It has become somewhat of a cliché to state that the Middle East, with the Arab World at its heart, is undergoing a period of profound change. Political revolution, proliferating regional conflicts, and escalating intervention by outside powers have all produced a situation of upheaval without precedent since the formation of the modern Middle East following WWI. What the future holds for the region has now become an open question with implications beyond the Middle East itself.
It is this focus on Middle East futures that forms the theme of the SPRING 2019 issue of the Cairo Review. A diverse group of authors from the region delve into the trends and trajectories that are shaping the politics and geopolitics of the region.
In our lead essay “Thinking Arab Futures,” Paul Salem offers a penetrating analysis of how the field of future studies can—and should—inform policy choices about the future for a region that has seemingly lost the ability to chart its own destiny. Karim Haggag looks at the multiple challenges undermining the prevailing regional order and addresses the question of what will replace it. Abdel Monem Said Aly shows that while geopolitics can be a source of competition, the emerging geo-economics of the Middle East can be a powerful driver for regional cooperation.

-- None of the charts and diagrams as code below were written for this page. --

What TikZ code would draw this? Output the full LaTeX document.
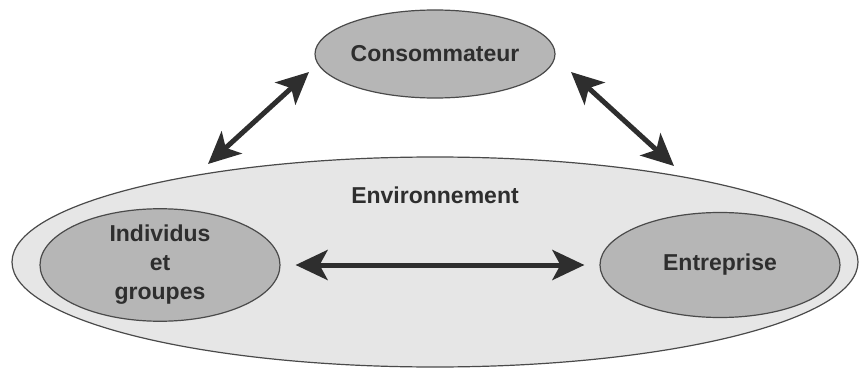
\documentclass[tikz,border=0pt]{standalone}
\usepackage{fontspec}
\setmainfont{Liberation Sans}
\usetikzlibrary{shapes.geometric,arrows.meta}
\definecolor{inkgray}{HTML}{2E2E2E}
\definecolor{envfill}{HTML}{E6E6E6}
\definecolor{blobfill}{HTML}{B6B6B6}
\definecolor{edgegray}{HTML}{4A4A4A}
\begin{document}
\begin{tikzpicture}[x=1pt,y=-1pt,
  blob/.style={ellipse,draw=edgegray,line width=1.2pt,fill=blobfill,
    inner sep=0pt,text=inkgray,font=\fontsize{23}{29}\selectfont\bfseries,
    align=center},
  twoway/.style={inkgray,line width=5pt,
    {Stealth[length=32pt,width=30pt,inset=8pt]}-{Stealth[length=32pt,width=30pt,inset=8pt]}},
  lbl/.style={text=inkgray,font=\fontsize{23}{29}\selectfont\bfseries}]
\useasboundingbox (0,0) rectangle (860,369);
% environment and the three actors
\node[blob,fill=envfill,minimum width=846pt,minimum height=210pt] (env) at (435,262) {};
\node[lbl] (envlabel) at (435,195) {Environnement};
\node[blob,minimum width=240pt,minimum height=88pt] (cons) at (435,54) {Consommateur};
\node[blob,minimum width=240pt,minimum height=105pt] (indiv) at (160,265) {Individus\\et\\groupes};
\node[blob,minimum width=240pt,minimum height=105pt] (entr) at (720,265) {Entreprise};
% arrow ends between the consumer and the environment
\coordinate (lt) at (309,72);
\coordinate (lb) at (208,164);
\coordinate (rt) at (571,72);
\coordinate (rb) at (674,166);
% mutual influences
\draw[twoway] (lb) -- (lt);
\draw[twoway] (rt) -- (rb);
\draw[twoway,shorten <=15pt,shorten >=15pt] (indiv.east) -- (entr.west);
\end{tikzpicture}
\end{document}
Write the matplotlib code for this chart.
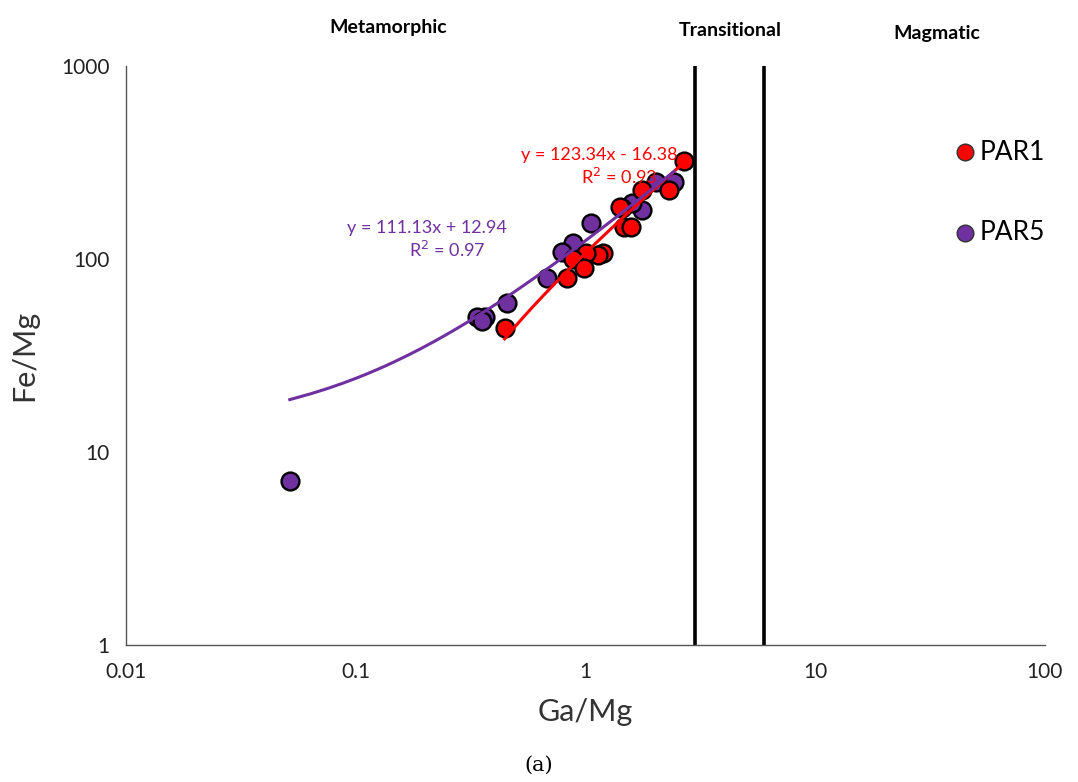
#!/usr/bin/env python3
"""Fe/Mg vs Ga/Mg discrimination plot, PAR1 and PAR5"""

import numpy as np
import matplotlib
matplotlib.use("Agg")
import matplotlib.pyplot as plt
from matplotlib.ticker import FixedLocator, FixedFormatter, NullLocator

plt.rcParams['font.family'] = ['Lato', 'DejaVu Sans']

# data
par1_ga = [2.69, 2.32, 1.77, 1.41, 1.48, 1.58, 1.19, 1.13, 1.01, 0.88, 0.99, 0.83, 0.445]
par1_fe = [320, 228, 228, 186, 146, 146, 107, 105, 107, 100, 90, 80, 44]
par5_ga = [2.44, 2.04, 1.77, 1.60, 1.45, 1.06, 0.88, 0.79, 0.68, 0.454, 0.364, 0.337, 0.356, 0.0516]
par5_fe = [251, 251, 179, 195, 184, 154, 121, 109, 80, 59, 50, 50, 47.7, 7.1]
boundaries = [3, 6]
fit1 = (123.34, -16.38)
fit5 = (111.13, 12.94)

red = "#FF0000"
purple = "#7030A0"

fig = plt.figure(figsize=(10.78, 7.82), dpi=100)
ax = fig.add_axes([0.117, 0.175, 0.852, 0.741])

ax.scatter(par5_ga, par5_fe, s=165, c=purple, edgecolors="black", linewidths=1.7, zorder=3)
ax.scatter(par1_ga, par1_fe, s=165, c=red, edgecolors="black", linewidths=1.7, zorder=3)

# linear trendlines drawn on log axes
x1 = np.linspace(min(par1_ga), max(par1_ga), 200)
ax.plot(x1, fit1[0] * x1 + fit1[1], color=red, lw=2.2, zorder=4)
x5 = np.linspace(min(par5_ga), max(par5_ga), 200)
ax.plot(x5, fit5[0] * x5 + fit5[1], color=purple, lw=2.2, zorder=4)

for b in boundaries:
    ax.axvline(b, color="black", lw=2.6, zorder=2)

ax.set_xscale("log")
ax.set_yscale("log")
ax.set_xlim(0.01, 100)
ax.set_ylim(1, 1000)
ax.xaxis.set_major_locator(FixedLocator([0.01, 0.1, 1, 10, 100]))
ax.xaxis.set_major_formatter(FixedFormatter(["0.01", "0.1", "1", "10", "100"]))
ax.yaxis.set_major_locator(FixedLocator([1, 10, 100, 1000]))
ax.yaxis.set_major_formatter(FixedFormatter(["1", "10", "100", "1000"]))
ax.xaxis.set_minor_locator(NullLocator())
ax.yaxis.set_minor_locator(NullLocator())
ax.tick_params(length=0, labelsize=15, pad=12, colors="#222222")
for s in ["top", "right"]:
    ax.spines[s].set_visible(False)
for s in ["left", "bottom"]:
    ax.spines[s].set_color("#555555")
    ax.spines[s].set_linewidth(1.0)

ax.set_xlabel("Ga/Mg", fontsize=22, color="#333333", labelpad=12)
ax.set_ylabel("Fe/Mg", fontsize=22, color="#333333", labelpad=16)

ax.text(1.15, 346, "y = 123.34x - 16.38", color=red, fontsize=13, ha="center", va="center")
ax.text(1.41, 266, "R$^2$ = 0.93", color=red, fontsize=13, ha="center", va="center")
ax.text(0.204, 145, "y = 111.13x + 12.94", color=purple, fontsize=13, ha="center", va="center")
ax.text(0.251, 111, "R$^2$ = 0.97", color=purple, fontsize=13, ha="center", va="center")

fig.text(388 / 1078, 1 - 27 / 782, "Metamorphic", fontsize=14, fontweight="bold", ha="center", va="center")
fig.text(730 / 1078, 1 - 31 / 782, "Transitional", fontsize=14, fontweight="bold", ha="center", va="center")
fig.text(937 / 1078, 1 - 33 / 782, "Magmatic", fontsize=14, fontweight="bold", ha="center", va="center")

# legend drawn by hand to match the layout
for yy, lab, col in [(152, "PAR1", red), (233, "PAR5", purple)]:
    fig.lines.append(plt.Line2D([965 / 1078], [1 - yy / 782], marker="o", markersize=12,
                                markerfacecolor=col, markeredgecolor="#333333", markeredgewidth=1,
                                transform=fig.transFigure))
    fig.text(980 / 1078, 1 - yy / 782, lab, fontsize=19, ha="left", va="center")

fig.text(0.5, 1 - 765 / 782, "(a)", fontsize=15, family="serif", ha="center", va="center")

plt.savefig("out.png", dpi=100)
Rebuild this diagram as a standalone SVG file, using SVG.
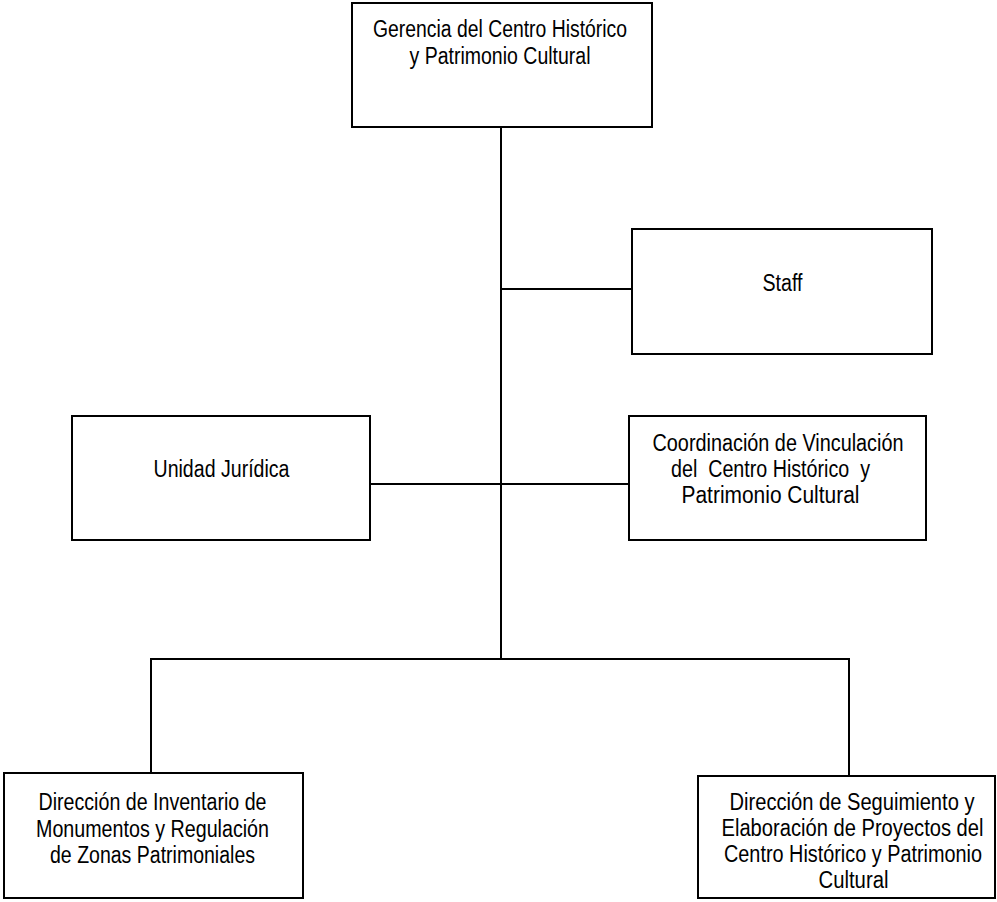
<svg xmlns="http://www.w3.org/2000/svg" width="997" height="902" viewBox="0 0 997 902">
<style>
.box{fill:#fff;stroke:#000;stroke-width:2}
.ln{fill:none;stroke:#000;stroke-width:2}
text{font-family:"Liberation Sans Narrow","Liberation Sans",Arial,sans-serif;font-size:23px;fill:#000;text-anchor:middle}
</style>
<rect width="997" height="902" fill="#fff"/>
<g id="connectors">
<path class="ln" d="M501,127 V659"/>
<path class="ln" d="M501,289 H632"/>
<path class="ln" d="M370,484 H629"/>
<path class="ln" d="M151,773 V659 H849 V776"/>
</g>
<g id="gerencia">
<rect class="box" x="352" y="3" width="300" height="124"/>
<text x="500" y="37" textLength="254" lengthAdjust="spacingAndGlyphs">Gerencia del Centro Histórico</text>
<text x="500" y="64" textLength="181" lengthAdjust="spacingAndGlyphs">y Patrimonio Cultural</text>
</g>
<g id="staff">
<rect class="box" x="632" y="229" width="300" height="125"/>
<text x="782.5" y="291" textLength="40" lengthAdjust="spacingAndGlyphs">Staff</text>
</g>
<g id="unidad">
<rect class="box" x="72" y="416" width="298" height="124"/>
<text x="221.5" y="477" textLength="136" lengthAdjust="spacingAndGlyphs">Unidad Jurídica</text>
</g>
<g id="coordinacion">
<rect class="box" x="629" y="416" width="297" height="124"/>
<text x="778" y="451" textLength="251" lengthAdjust="spacingAndGlyphs">Coordinación de Vinculación</text>
<text x="770.5" y="477" textLength="199" lengthAdjust="spacingAndGlyphs" xml:space="preserve">del  Centro Histórico  y</text>
<text x="770.5" y="503" textLength="178" lengthAdjust="spacingAndGlyphs">Patrimonio Cultural</text>
</g>
<g id="inventario">
<rect class="box" x="4" y="773" width="299" height="125"/>
<text x="152.5" y="810" textLength="228" lengthAdjust="spacingAndGlyphs">Dirección de Inventario de</text>
<text x="152.5" y="837" textLength="233" lengthAdjust="spacingAndGlyphs">Monumentos y Regulación</text>
<text x="152.5" y="863" textLength="205" lengthAdjust="spacingAndGlyphs">de Zonas Patrimoniales</text>
</g>
<g id="seguimiento">
<rect class="box" x="698" y="776" width="297" height="122"/>
<text x="852" y="810" textLength="245" lengthAdjust="spacingAndGlyphs">Dirección de Seguimiento y</text>
<text x="852.5" y="836" textLength="262" lengthAdjust="spacingAndGlyphs">Elaboración de Proyectos del</text>
<text x="853" y="862" textLength="258" lengthAdjust="spacingAndGlyphs">Centro Histórico y Patrimonio</text>
<text x="853.5" y="888" textLength="70" lengthAdjust="spacingAndGlyphs">Cultural</text>
</g>
</svg>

The rise of the “non-Arab Middle East” is a constant theme that pervades the region’s politics. The roles of Iran and Turkey are addressed in several insightful essays featured in our special section. Soner Cagaptay and Birol Baskan explore the nexus between Turkey’s domestic politics under the leadership of Recep Tayyip Erdoğan, and its aspirations to assume a regional leadership role. While Iran is seen as a driver for much of the region’s conflicts, Seyed Hossein Mousavian offers a vision for Iran’s role in the formulation of a diplomatic model for conflict resolution and crisis management in the Middle East. Focusing more on Iran’s domestic context, Ali Fathollah-Nejad’s essay offers a sober assessment of how multiple intersecting challenges—political, socioeconomic, and ecological—are producing a situation of creeping crisis for the Islamic Republic.
This analysis is complemented by other features in this issue. Dan Perry and Allison Hodgkins tackle Israel’s election and what the renewed electoral mandate secured by Prime Minister Benjamin Netanyahu holds in store for Israel and the region. Guney Yildiz highlights how regional developments are confronting the Kurds—the region’s largest ethnic group without a state—with existential choices that they must address.
As with many of the themes featured in these pages, the debate about “Middle East Futures” is ultimately meant to inform policy. In his introduction to our special section, Nabil Fahmy, dean of the School of Global Affairs and Public Policy at the American University in Cairo, highlights how this debate is at the heart of the initiative recently launched by the university to mark its centennial anniversary under the title of “Al-Mostakbal” or “the future” in Arabic—an ambitious three-year project to chart alternative futures for the Middle East, and the policy decisions that must be made to realize them.